> What is being asked:
Leave out every picture, then output exactly the lines between the ones holding "Write a web" and "const barTicks = [0,50,100,150,200,250,300,350,400,450,500];", inclusive, and nothing beyond them.

> Provided material:
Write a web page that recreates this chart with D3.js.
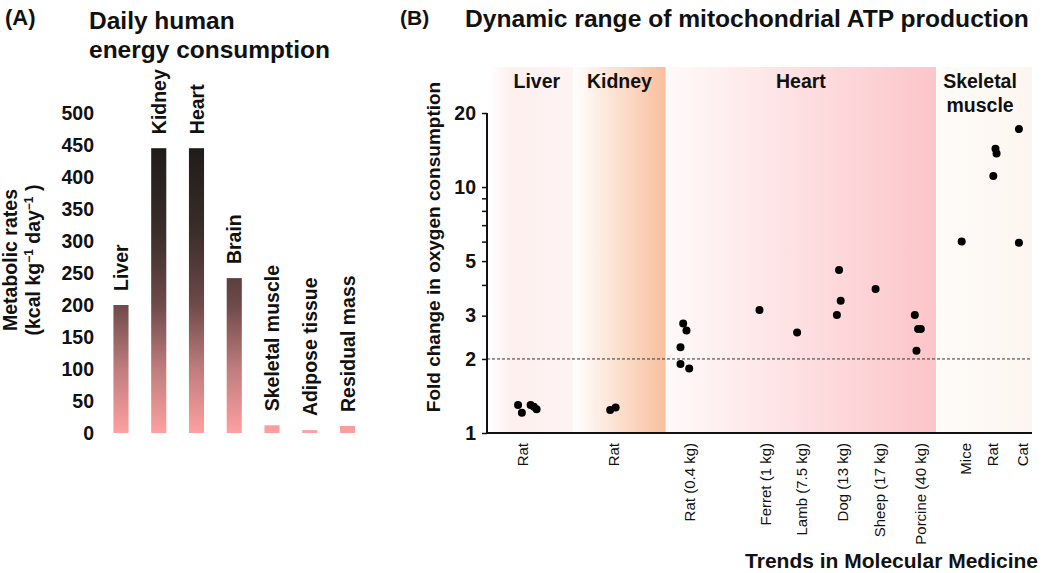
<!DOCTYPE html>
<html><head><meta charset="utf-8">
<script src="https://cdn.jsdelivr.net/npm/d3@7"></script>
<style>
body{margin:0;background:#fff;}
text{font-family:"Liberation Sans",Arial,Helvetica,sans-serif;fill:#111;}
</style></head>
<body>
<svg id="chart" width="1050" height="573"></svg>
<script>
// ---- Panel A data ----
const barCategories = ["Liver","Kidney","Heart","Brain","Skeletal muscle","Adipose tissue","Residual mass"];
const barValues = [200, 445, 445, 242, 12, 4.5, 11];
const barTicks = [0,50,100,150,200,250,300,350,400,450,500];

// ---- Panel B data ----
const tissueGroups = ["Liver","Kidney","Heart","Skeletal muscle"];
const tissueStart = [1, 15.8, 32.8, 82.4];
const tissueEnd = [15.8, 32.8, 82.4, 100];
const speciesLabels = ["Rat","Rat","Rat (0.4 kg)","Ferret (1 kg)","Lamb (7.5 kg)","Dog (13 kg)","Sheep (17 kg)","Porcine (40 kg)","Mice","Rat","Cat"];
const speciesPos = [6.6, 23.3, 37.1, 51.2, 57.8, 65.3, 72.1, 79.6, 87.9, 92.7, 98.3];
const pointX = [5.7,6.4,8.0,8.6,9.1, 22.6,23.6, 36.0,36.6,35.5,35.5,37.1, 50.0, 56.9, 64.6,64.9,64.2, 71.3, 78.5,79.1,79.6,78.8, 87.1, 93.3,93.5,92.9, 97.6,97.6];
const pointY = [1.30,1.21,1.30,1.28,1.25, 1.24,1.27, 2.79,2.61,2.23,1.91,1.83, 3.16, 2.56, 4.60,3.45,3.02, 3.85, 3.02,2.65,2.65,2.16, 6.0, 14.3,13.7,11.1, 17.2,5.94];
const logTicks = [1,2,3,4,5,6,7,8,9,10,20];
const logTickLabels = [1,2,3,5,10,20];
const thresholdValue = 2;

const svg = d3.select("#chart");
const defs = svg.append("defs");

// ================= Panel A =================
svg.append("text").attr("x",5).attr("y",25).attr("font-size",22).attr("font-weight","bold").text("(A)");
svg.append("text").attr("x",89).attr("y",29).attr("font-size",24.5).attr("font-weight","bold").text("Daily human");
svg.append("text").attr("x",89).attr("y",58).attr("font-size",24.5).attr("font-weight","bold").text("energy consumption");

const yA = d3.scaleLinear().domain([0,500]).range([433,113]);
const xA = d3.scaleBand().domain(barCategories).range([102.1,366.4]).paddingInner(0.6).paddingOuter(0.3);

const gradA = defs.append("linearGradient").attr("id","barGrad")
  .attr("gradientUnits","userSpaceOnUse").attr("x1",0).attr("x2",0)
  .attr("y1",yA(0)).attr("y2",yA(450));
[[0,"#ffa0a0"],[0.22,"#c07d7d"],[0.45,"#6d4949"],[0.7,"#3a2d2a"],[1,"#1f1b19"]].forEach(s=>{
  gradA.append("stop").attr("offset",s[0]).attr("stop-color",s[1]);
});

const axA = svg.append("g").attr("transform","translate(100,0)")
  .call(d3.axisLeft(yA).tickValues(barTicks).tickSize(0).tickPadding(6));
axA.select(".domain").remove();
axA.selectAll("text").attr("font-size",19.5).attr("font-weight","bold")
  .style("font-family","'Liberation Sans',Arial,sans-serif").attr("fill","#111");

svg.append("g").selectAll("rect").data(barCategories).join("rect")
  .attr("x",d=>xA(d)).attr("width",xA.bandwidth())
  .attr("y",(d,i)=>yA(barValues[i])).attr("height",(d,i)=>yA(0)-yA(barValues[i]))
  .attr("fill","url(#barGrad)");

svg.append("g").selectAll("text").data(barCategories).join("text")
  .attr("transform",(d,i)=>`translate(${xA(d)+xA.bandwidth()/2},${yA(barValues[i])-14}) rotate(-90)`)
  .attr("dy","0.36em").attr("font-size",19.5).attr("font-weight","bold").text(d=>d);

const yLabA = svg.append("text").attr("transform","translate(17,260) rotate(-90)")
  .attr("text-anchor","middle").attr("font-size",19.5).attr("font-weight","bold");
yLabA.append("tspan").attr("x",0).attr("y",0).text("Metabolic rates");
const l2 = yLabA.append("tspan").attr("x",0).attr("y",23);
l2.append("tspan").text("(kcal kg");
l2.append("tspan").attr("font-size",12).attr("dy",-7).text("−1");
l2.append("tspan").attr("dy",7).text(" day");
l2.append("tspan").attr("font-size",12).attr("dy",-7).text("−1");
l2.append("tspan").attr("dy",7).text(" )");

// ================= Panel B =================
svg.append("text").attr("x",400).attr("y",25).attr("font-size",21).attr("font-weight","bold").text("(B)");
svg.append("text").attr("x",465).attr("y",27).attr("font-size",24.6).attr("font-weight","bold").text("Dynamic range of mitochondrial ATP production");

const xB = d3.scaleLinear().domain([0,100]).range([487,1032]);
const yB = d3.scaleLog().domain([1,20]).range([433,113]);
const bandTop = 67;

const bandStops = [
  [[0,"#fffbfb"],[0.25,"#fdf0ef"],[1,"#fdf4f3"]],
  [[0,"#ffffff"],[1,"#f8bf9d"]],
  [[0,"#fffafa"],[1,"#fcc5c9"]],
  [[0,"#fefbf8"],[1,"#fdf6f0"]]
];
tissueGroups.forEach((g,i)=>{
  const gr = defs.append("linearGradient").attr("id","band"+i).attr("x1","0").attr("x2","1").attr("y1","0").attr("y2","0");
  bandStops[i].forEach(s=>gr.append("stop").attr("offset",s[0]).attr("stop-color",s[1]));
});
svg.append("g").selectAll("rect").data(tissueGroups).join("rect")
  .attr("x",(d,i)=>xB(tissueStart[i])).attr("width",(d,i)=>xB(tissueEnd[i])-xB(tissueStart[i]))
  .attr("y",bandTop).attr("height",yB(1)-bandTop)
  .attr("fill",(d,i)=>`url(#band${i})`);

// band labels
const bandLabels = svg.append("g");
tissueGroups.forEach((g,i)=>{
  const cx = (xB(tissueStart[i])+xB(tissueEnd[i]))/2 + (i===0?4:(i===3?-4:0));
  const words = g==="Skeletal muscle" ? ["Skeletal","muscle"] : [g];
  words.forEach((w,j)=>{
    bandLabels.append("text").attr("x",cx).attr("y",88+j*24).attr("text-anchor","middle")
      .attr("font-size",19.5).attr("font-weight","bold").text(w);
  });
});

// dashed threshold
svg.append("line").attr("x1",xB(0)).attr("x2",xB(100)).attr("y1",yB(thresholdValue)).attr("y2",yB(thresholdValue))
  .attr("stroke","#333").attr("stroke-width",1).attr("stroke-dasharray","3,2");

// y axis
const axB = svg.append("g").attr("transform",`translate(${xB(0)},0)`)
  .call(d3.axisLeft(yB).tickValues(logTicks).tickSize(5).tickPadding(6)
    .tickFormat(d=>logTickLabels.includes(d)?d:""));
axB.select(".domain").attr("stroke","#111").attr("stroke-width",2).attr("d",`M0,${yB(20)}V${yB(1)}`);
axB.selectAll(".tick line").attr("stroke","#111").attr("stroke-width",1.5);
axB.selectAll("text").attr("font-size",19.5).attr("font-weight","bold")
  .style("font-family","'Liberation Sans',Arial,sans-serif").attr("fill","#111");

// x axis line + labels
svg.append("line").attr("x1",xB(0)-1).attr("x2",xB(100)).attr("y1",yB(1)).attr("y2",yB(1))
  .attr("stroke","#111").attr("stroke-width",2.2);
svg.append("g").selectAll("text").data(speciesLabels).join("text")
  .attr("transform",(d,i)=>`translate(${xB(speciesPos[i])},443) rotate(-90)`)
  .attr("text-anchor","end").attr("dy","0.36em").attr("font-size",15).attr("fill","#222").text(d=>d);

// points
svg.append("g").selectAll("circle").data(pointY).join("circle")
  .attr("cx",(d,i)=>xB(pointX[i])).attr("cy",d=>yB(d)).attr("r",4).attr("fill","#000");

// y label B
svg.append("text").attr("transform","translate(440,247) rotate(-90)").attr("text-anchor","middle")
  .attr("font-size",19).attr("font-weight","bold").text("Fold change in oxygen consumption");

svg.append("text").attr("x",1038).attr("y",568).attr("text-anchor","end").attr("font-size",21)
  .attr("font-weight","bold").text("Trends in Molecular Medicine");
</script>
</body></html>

...

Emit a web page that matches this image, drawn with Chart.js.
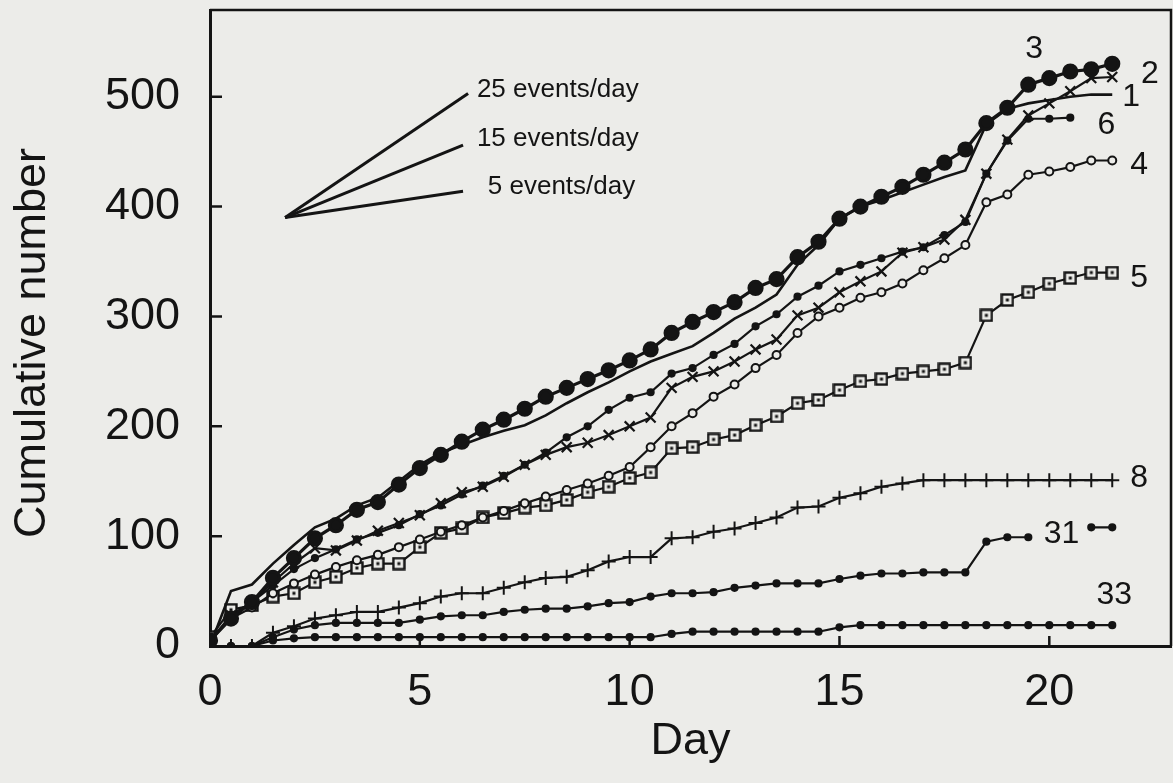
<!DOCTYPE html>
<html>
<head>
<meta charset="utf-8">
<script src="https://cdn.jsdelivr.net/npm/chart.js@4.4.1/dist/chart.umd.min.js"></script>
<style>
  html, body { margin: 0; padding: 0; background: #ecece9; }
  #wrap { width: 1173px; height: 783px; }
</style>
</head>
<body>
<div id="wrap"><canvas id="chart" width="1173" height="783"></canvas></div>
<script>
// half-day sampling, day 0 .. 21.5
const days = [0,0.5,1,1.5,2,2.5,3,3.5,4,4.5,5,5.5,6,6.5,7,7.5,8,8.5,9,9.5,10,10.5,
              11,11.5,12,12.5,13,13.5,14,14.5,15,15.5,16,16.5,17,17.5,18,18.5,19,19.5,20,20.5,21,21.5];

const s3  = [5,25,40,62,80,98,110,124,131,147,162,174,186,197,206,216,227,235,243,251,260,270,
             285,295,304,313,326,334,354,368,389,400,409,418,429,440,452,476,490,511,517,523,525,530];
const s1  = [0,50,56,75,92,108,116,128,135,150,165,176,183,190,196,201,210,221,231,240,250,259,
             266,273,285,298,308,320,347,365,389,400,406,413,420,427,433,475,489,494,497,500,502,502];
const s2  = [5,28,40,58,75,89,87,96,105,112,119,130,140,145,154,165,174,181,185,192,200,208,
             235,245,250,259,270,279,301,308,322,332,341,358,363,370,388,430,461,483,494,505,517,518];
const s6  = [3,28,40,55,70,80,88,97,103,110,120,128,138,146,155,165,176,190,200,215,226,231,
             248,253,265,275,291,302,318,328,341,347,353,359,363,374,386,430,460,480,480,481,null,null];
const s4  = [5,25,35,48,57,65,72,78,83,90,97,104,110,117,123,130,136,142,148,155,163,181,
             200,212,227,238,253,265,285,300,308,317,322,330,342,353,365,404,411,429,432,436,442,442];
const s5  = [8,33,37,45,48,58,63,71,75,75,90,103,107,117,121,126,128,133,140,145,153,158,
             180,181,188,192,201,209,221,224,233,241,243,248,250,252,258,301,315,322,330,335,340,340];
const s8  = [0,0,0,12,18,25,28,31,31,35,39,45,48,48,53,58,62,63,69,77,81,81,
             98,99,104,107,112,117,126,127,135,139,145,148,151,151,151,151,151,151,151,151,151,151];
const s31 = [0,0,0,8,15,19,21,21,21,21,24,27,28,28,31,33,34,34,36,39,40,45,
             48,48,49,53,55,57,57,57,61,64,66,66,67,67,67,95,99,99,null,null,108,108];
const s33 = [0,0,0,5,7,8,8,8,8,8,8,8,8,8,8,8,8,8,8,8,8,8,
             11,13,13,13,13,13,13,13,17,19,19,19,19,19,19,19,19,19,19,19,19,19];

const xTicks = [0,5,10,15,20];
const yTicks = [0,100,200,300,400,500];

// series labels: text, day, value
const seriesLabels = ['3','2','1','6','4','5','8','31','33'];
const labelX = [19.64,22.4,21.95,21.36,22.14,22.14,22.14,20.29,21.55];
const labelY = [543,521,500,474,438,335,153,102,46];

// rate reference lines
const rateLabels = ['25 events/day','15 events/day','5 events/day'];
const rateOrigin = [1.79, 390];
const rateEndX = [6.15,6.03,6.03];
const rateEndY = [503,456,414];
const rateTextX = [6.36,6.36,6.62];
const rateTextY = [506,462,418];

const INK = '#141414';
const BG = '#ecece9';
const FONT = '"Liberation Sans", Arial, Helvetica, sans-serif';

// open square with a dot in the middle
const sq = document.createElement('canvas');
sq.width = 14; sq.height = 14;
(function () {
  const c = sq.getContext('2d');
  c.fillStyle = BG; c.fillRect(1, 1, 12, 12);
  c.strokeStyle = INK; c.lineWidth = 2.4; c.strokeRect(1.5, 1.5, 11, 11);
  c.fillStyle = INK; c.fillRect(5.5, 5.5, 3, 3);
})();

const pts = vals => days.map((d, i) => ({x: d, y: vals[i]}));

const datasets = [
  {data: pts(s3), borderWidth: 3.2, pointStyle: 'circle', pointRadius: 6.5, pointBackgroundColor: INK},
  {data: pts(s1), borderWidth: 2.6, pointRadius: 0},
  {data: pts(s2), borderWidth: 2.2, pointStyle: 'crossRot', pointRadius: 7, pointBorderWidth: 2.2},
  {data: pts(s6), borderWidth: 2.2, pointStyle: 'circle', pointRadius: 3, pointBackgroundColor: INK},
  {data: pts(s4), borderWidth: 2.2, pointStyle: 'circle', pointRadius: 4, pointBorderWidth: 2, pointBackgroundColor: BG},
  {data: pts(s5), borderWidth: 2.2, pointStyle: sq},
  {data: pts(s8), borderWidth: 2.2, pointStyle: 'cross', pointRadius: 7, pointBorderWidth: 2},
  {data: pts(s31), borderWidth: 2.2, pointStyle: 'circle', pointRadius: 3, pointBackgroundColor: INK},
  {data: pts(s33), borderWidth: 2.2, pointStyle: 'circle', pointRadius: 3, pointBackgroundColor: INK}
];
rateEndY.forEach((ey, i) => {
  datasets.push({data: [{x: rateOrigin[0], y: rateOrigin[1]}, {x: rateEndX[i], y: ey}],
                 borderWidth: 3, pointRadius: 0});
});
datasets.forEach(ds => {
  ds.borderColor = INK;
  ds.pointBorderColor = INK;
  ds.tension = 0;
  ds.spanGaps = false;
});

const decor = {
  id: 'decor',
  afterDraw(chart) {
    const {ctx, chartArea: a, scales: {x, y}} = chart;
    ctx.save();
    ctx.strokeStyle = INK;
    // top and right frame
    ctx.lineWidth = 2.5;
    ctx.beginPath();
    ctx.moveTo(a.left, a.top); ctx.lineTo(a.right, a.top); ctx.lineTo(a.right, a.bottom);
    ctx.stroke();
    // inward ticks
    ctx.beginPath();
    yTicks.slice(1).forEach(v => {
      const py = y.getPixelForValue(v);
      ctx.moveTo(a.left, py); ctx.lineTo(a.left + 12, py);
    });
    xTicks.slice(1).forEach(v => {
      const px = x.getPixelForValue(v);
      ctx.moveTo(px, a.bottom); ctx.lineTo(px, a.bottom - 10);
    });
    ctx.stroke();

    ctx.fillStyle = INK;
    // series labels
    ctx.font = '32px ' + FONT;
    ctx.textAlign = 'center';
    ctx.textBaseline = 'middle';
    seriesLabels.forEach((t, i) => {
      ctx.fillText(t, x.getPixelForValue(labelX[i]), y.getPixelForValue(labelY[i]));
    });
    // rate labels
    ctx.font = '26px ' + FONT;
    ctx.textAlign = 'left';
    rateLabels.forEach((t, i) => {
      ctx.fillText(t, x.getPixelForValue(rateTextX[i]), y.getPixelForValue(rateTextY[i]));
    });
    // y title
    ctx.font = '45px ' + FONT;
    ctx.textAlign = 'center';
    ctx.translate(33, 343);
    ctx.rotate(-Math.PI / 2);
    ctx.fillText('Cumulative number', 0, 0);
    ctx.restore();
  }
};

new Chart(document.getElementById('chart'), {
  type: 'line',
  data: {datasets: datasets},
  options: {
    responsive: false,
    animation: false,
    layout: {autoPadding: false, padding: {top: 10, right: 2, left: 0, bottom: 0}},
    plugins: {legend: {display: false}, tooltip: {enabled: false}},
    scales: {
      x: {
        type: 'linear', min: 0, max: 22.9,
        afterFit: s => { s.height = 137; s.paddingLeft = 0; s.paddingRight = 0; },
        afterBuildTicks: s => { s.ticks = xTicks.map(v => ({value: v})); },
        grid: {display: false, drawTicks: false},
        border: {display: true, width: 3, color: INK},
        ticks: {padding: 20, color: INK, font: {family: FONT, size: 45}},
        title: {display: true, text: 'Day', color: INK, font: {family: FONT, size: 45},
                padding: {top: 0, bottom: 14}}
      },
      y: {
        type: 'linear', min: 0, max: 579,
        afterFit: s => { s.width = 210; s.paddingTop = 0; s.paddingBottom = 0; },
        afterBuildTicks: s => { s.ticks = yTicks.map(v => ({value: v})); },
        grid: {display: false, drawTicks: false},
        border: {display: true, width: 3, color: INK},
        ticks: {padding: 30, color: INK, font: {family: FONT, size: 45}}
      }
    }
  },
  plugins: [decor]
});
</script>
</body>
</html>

> Answer:
Write a web page that recreates this chart with D3.js.
<!DOCTYPE html>
<html><head><meta charset="utf-8">
<script src="https://cdn.jsdelivr.net/npm/d3@7"></script>
<style>
body{margin:0;background:#fff;}
text{font-family:"Liberation Sans",Arial,Helvetica,sans-serif;fill:#111;}
</style></head>
<body>
<svg id="chart" width="1050" height="573"></svg>
<script>
// ---- Panel A data ----
const barCategories = ["Liver","Kidney","Heart","Brain","Skeletal muscle","Adipose tissue","Residual mass"];
const barValues = [200, 445, 445, 242, 12, 4.5, 11];
const barTicks = [0,50,100,150,200,250,300,350,400,450,500];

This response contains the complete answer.